Gonerfesters got a running start on Friday with an afternoon superkegger at Memphis Made’s taproom on Cooper. Memphis Made created a pair of custom beers for this year’s festival: A tart saison IPA and Gonerbraü, a smooth creme ale. Both proved popular with the rockers assembled in the sun to watch a four-band bill. New Orlean’s Trampoline Team turned in the most turnt tunes of the afternoon.
Yes, I just wrote that sentence. I probably should have just deleted it, but I’ll leave it to show the effects 48 hours of pounding beats are having on my synapses.
Trampoline Team riles up the crowd at Memphis Made.
The eventful Hi Tone Friday night got rolling with Opposite Sex from Deundin, New Zealand. They led with an impressive one-two punch in bassist/screamer Lucy Hunter and guitar squealer Reg Norris, who is able to get an huge range of sounds from just a wah pedal and a souped up stomp box. (TurboRat represent!)
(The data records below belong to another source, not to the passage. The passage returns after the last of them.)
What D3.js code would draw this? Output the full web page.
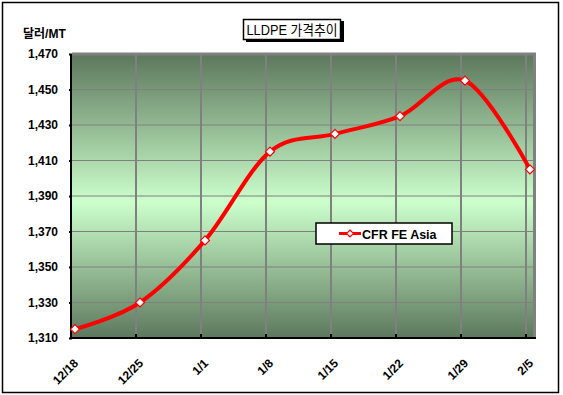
<!DOCTYPE html>
<html><head><meta charset="utf-8">
<script src="https://cdn.jsdelivr.net/npm/d3@7"></script>
<style>body{margin:0;background:#fff}svg{display:block}text{font-family:"Liberation Sans",Arial,sans-serif;font-weight:bold}</style>
</head><body><svg id="c" width="563" height="395"></svg>
<script>
const categories = ["12/18","12/25","1/1","1/8","1/15","1/22","1/29","2/5"];
const seriesName = "CFR FE Asia";
const values = [1315,1330,1365,1415,1425,1435,1455,1405];
const yTicks = [1310,1330,1350,1370,1390,1410,1430,1450,1470];
const title = "LLDPE 가격추이";
const yUnit = "달러/MT";

const svg = d3.select("#c");
const L = 72, R = 533, T = 55, B = 338;
const x = d3.scaleLinear().domain([0, categories.length - 1]).range([75, 530]);
const y = d3.scaleLinear().domain([1310, 1470]).range([B, T - 1]);

// outer border
svg.append("rect").attr("x",2.5).attr("y",2.5).attr("width",556).attr("height",390)
  .attr("fill","#fff").attr("stroke","#000").attr("stroke-width",1.5);

// gradient
const defs = svg.append("defs");
const g = defs.append("linearGradient").attr("id","bg").attr("x1",0).attr("y1",0).attr("x2",0).attr("y2",1);
g.append("stop").attr("offset","0%").attr("stop-color","#5d785d");
g.append("stop").attr("offset","52%").attr("stop-color","#ccffcc");
g.append("stop").attr("offset","100%").attr("stop-color","#5d785d");
svg.append("rect").attr("x",L).attr("y",T).attr("width",R-L).attr("height",B-T).attr("fill","url(#bg)");

// gridlines
svg.append("g").selectAll("line").data(yTicks.slice(1)).join("line")
  .attr("x1",L).attr("x2",R).attr("y1",d=>y(d)).attr("y2",d=>y(d))
  .attr("stroke","#808080").attr("stroke-width",1.2);
svg.append("g").selectAll("line").data(d3.range(1,categories.length)).join("line")
  .attr("x1",d=>x(d)-4).attr("x2",d=>x(d)-4).attr("y1",T).attr("y2",B)
  .attr("stroke","#808080").attr("stroke-width",2);

// wall borders
svg.append("line").attr("x1",L).attr("x2",536).attr("y1",54).attr("y2",54).attr("stroke","#808080").attr("stroke-width",3);
svg.append("line").attr("x1",534.5).attr("x2",534.5).attr("y1",53).attr("y2",B).attr("stroke","#808080").attr("stroke-width",3);

// axes
const yAxis = d3.axisLeft(y).tickValues(yTicks).tickFormat(d3.format(",")).tickSize(3).tickPadding(11);
const ya = svg.append("g").attr("transform",`translate(${L},0)`).call(yAxis);
ya.select(".domain").remove();
ya.selectAll("text").attr("font-size",12).attr("fill","#000").style("font-family","'Liberation Sans',Arial,sans-serif").style("font-weight","bold");
ya.selectAll("line").attr("stroke","#000").attr("stroke-width",2);
svg.append("line").attr("x1",L-1).attr("x2",L-1).attr("y1",T-1).attr("y2",B+1).attr("stroke","#000").attr("stroke-width",2);
svg.append("line").attr("x1",L-2).attr("x2",536).attr("y1",B).attr("y2",B).attr("stroke","#000").attr("stroke-width",2);
svg.append("g").selectAll("line").data(d3.range(1,categories.length)).join("line")
  .attr("x1",d=>x(d)-4).attr("x2",d=>x(d)-4).attr("y1",B-4).attr("y2",B)
  .attr("stroke","#000").attr("stroke-width",2);

// x labels
svg.append("g").selectAll("text").data(categories).join("text")
  .attr("transform",(d,i)=>`translate(${x(i)+4},${364}) rotate(-45)`)
  .attr("text-anchor","end").attr("font-size",12).attr("fill","#000").text(d=>d);

// line
const line = d3.line().x((d,i)=>x(i)).y(d=>y(d)).curve(d3.curveCardinal.tension(0));
svg.append("path").datum(values).attr("d",line).attr("fill","none").attr("stroke","#ff0000").attr("stroke-width",4);
const diamond = "M0,-4.5L4.5,0L0,4.5L-4.5,0Z";
svg.append("g").selectAll("path").data(values).join("path")
  .attr("d",diamond).attr("transform",(d,i)=>`translate(${x(i)},${y(d)})`)
  .attr("fill","#fff").attr("stroke","#ff0000").attr("stroke-width",1.2);

// title
svg.append("rect").attr("x",246).attr("y",21).attr("width",98).attr("height",21).attr("fill","#000");
svg.append("rect").attr("x",243.5).attr("y",19.5).attr("width",97).attr("height",20).attr("fill","#fff").attr("stroke","#000").attr("stroke-width",1.5);
svg.append("text").attr("x",292).attr("y",35).attr("text-anchor","middle").attr("font-size",14)
  .attr("textLength",91).attr("lengthAdjust","spacingAndGlyphs")
  .style("font-family","'Liberation Sans','Noto Sans CJK KR',sans-serif").style("font-weight","normal").attr("fill","#000").text(title);

// y unit
svg.append("text").attr("x",23).attr("y",38).attr("font-size",12)
  .style("font-family","'Liberation Sans','Noto Sans CJK KR',sans-serif").attr("fill","#000").text(yUnit);

// legend
svg.append("rect").attr("x",316).attr("y",223).attr("width",136).attr("height",21).attr("fill","#fff").attr("stroke","#000").attr("stroke-width",1.5);
svg.append("line").attr("x1",339).attr("x2",361).attr("y1",233.5).attr("y2",233.5).attr("stroke","#ff0000").attr("stroke-width",3);
svg.append("path").attr("d","M0,-3.5L3.5,0L0,3.5L-3.5,0Z").attr("transform","translate(350,233.5)").attr("fill","#fff").attr("stroke","#ff0000").attr("stroke-width",1.2);
svg.append("text").attr("x",362).attr("y",238.5).attr("font-size",12.5).attr("fill","#000").text(seriesName);
</script></body></html>
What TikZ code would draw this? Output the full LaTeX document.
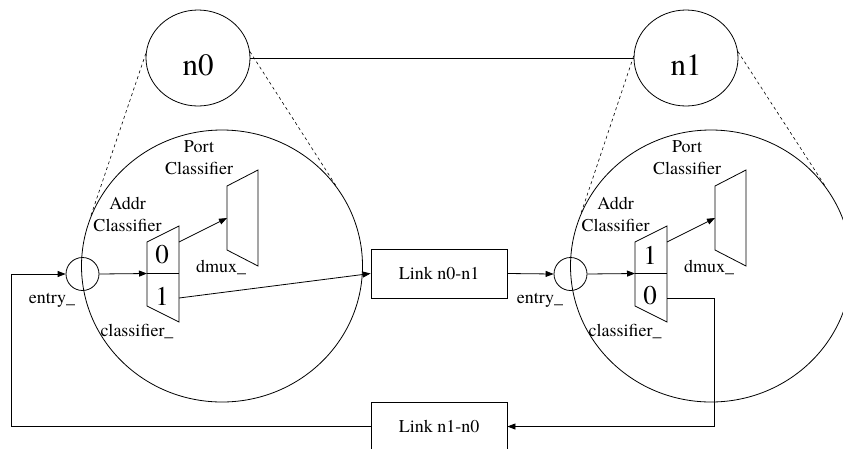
\documentclass[tikz,border=0pt]{standalone}
\usepackage{fontspec}
\setmainfont{texgyretermes-regular.otf}
\usetikzlibrary{positioning}
\usetikzlibrary{shapes.geometric}
\usetikzlibrary{arrows.meta}

\begin{document}
\begin{tikzpicture}[x=1pt,y=-1pt,line width=0.8pt]

            \tikzstyle{nodeCircle} = [shape = ellipse, draw, minimum width=104pt, minimum height=96pt, inner sep=0pt];
            \tikzstyle{zoomCircle} = [shape = ellipse, draw, minimum width=281pt, minimum height=272pt, inner sep=0pt];
            \tikzstyle{entryNode} = [shape = circle, draw, minimum size=33pt, inner sep=0pt];
            \tikzstyle{linkBox} = [shape = rectangle, draw, minimum width=136pt, minimum height=49pt, font=\fontsize{18}{22}\selectfont];
            \tikzstyle{smallText} = [font=\fontsize{18}{22}\selectfont, align=center, inner sep=0pt];
            \tikzstyle{bigText} = [font=\fontsize{31}{36}\selectfont, inner sep=0pt];
            \tikzstyle{slotText} = [font=\fontsize{27}{30}\selectfont, inner sep=0pt];
            \tikzstyle{zoomEdge} = [line width=0.6pt, dash pattern=on 3pt off 3pt];
            \tikzstyle{arrowEdge} = [-{Triangle[length=8pt,width=6pt]}];

            \useasboundingbox (0,0) rectangle (843,448);
            \clip (0,0) rectangle (843,448);

            % the two nodes and their zoomed views
            \node[nodeCircle] (n0) at (198,58) {};
            \node[nodeCircle] (n1) at (686,58) {};
            \node[bigText] (n0lbl) at (198,65) {n0};
            \node[bigText] (n1lbl) at (686,65) {n1};

            \node[zoomCircle] (big0) at (222,266) {};
            \node[zoomCircle] (big1) at (711,266) {};

            \draw (n0.east) -- (n1.west);
            \draw[zoomEdge] (n0.175) -- (big0.160);
            \draw[zoomEdge] (n0.7) -- (big0.35);
            \draw[zoomEdge] (n1.178) -- (big1.158);
            \draw[zoomEdge] (n1.7) -- (big1.35);

            % inside n0
            \node[entryNode] (entry0) at (82.5,274) {};
            \draw (147,242) -- (179,226) -- (179,322) -- (147,306) -- cycle;
            \draw (147,273.5) -- (179,273.5);
            \draw (227,186) -- (258,170) -- (258,266) -- (227,250) -- cycle;
            \coordinate (cls0in) at (147,273.5);
            \coordinate (cls0top) at (179,242);
            \coordinate (cls0bot) at (179,298);
            \coordinate (dmux0in) at (227,218);

            \node[slotText] (slot00) at (162,255) {0};
            \node[slotText] (slot01) at (162,296) {1};
            \node[smallText] (port0) at (199,158) {Port\\Classifier};
            \node[smallText] (addr0) at (127.5,214) {Addr\\Classifier};
            \node[smallText] (dmux0) at (221,267) {dmux\_};
            \node[smallText] (entrylbl0) at (52,300) {entry\_};
            \node[smallText] (clslbl0) at (137,331) {classifier\_};

            % inside n1
            \node[entryNode] (entry1) at (570.5,274) {};
            \draw (635,242) -- (667,226) -- (667,322) -- (635,306) -- cycle;
            \draw (635,273.5) -- (667,273.5);
            \draw (715,186) -- (746,170) -- (746,266) -- (715,250) -- cycle;
            \coordinate (cls1in) at (635,273.5);
            \coordinate (cls1top) at (667,242);
            \coordinate (cls1bot) at (667,298);
            \coordinate (dmux1in) at (715,218);

            \node[slotText] (slot11) at (650,255) {1};
            \node[slotText] (slot10) at (650,296) {0};
            \node[smallText] (port1) at (687,158) {Port\\Classifier};
            \node[smallText] (addr1) at (615.5,214) {Addr\\Classifier};
            \node[smallText] (dmux1) at (709,267) {dmux\_};
            \node[smallText] (entrylbl1) at (540,300) {entry\_};
            \node[smallText] (clslbl1) at (625,331) {classifier\_};

            % links
            \node[linkBox] (link01) at (439,273.5) {Link n0-n1};
            \node[linkBox] (link10) at (439,426.5) {Link n1-n0};
            \coordinate (loopL) at (11,426.5);
            \coordinate (turnR) at (714,298);

            \draw[arrowEdge] (link10.west) -- (loopL) |- (entry0.west);
            \draw[arrowEdge] (entry0.east) -- (cls0in);
            \draw[arrowEdge] (cls0top) -- (dmux0in);
            \draw[arrowEdge] (cls0bot) -- (link01.west);
            \draw[arrowEdge] (link01.east) -- (entry1.west);
            \draw[arrowEdge] (entry1.east) -- (cls1in);
            \draw[arrowEdge] (cls1top) -- (dmux1in);
            \draw[arrowEdge] (cls1bot) -- (turnR) |- (link10.east);
          \end{tikzpicture}
\end{document}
The Hi Tone was filling up quickly as Memphis family affair Aquarian Blood howled to life. The husband and wife duo of Memphis hardcore OG JB Horrell and Laurel Fernden, supported by drummer Bill Curry and Coletrane Duckworth (son of Memphis guitar legend Jim Duckworth), gets better every time I see them. Between Horrell trying his best to strangle his ax into submission and Fernden switching between a clean microphone and one with rubbery echo effects—sometimes within a single lyrical line—they sound like no one else.
When I walked into the Hi Tone Big Room to see Power killing it, I briefly wondered if I had stepped back in time to 1974. Like their countrymen Wolfmother, the Melbourne, Australia trio have embraced butt rock, mullets and all. And the Gonerfest audience went right there with them.
I have to admit I totally missed Buck Biloxi and the Fucks. I was visiting the food truck out front for a much needed gutbomb burger when the party (it may have been a hip hop show, I wasn’t clear on the details) across the street at the erupted into a shirt-ripping brawl. There was at least one shot fired, but no one was hurt, and cop cars quickly swarmed the area. It was a strange, tense scene: on one side of the street, an African American crowd rapidly dispersing as police arrived; on the other side of the street, sweaty, mostly white punks from all over the world watching with a combination of horror and fascination, wondering if we were going to be witnesses to some kind of racially charged incident that has dominated the news in 2016. Fortunately, the first wave of cops to arrive seemed focused on de-escalating the fighting, and the situation cleared up without further violence or—judging by the lack of ambulance—injury.
The Blind Shake demonstrates unorthodox guitar technique.
Flashing blue lights provided the background as The Blind Shake took the stage. The Minnesota brothers Jim and Mike Blaha, who describes themselves as an “extraterrestrial backyard surf party”, are Gonerfest regulars. This year, they topped themselves with the tightest, snarlingest set I’ve seen from them. “Shots fired next door,” Jim said from the stage. “It’s an old marketing ploy.”
When 1 AM rolled around, the wrung out crowd milled around, trying to catch our breath as Black Lips meandered onto stage. The original Gonerfest grew out of a Black Lips show, and the band represents something of a garage rock ideal. The sound they have been chasing for the last decade and a half is something like a drunken 60s girl group backup band practicing in the stairwell where John Bonham recorded “When The Levee Breaks”. This is the strain of punk rock that originated in Memphis with the immoral Panther Burns. With the addition of a new saxophonist, the Black Lips pushed ever closer to the Panther Burns party vibe, gathering steam with each woozy rocker until “Katrina”, their 2007 underground lament of New Orleans devastation sent the crowd into a frenzy from which we didn’t emerge until the lights came up.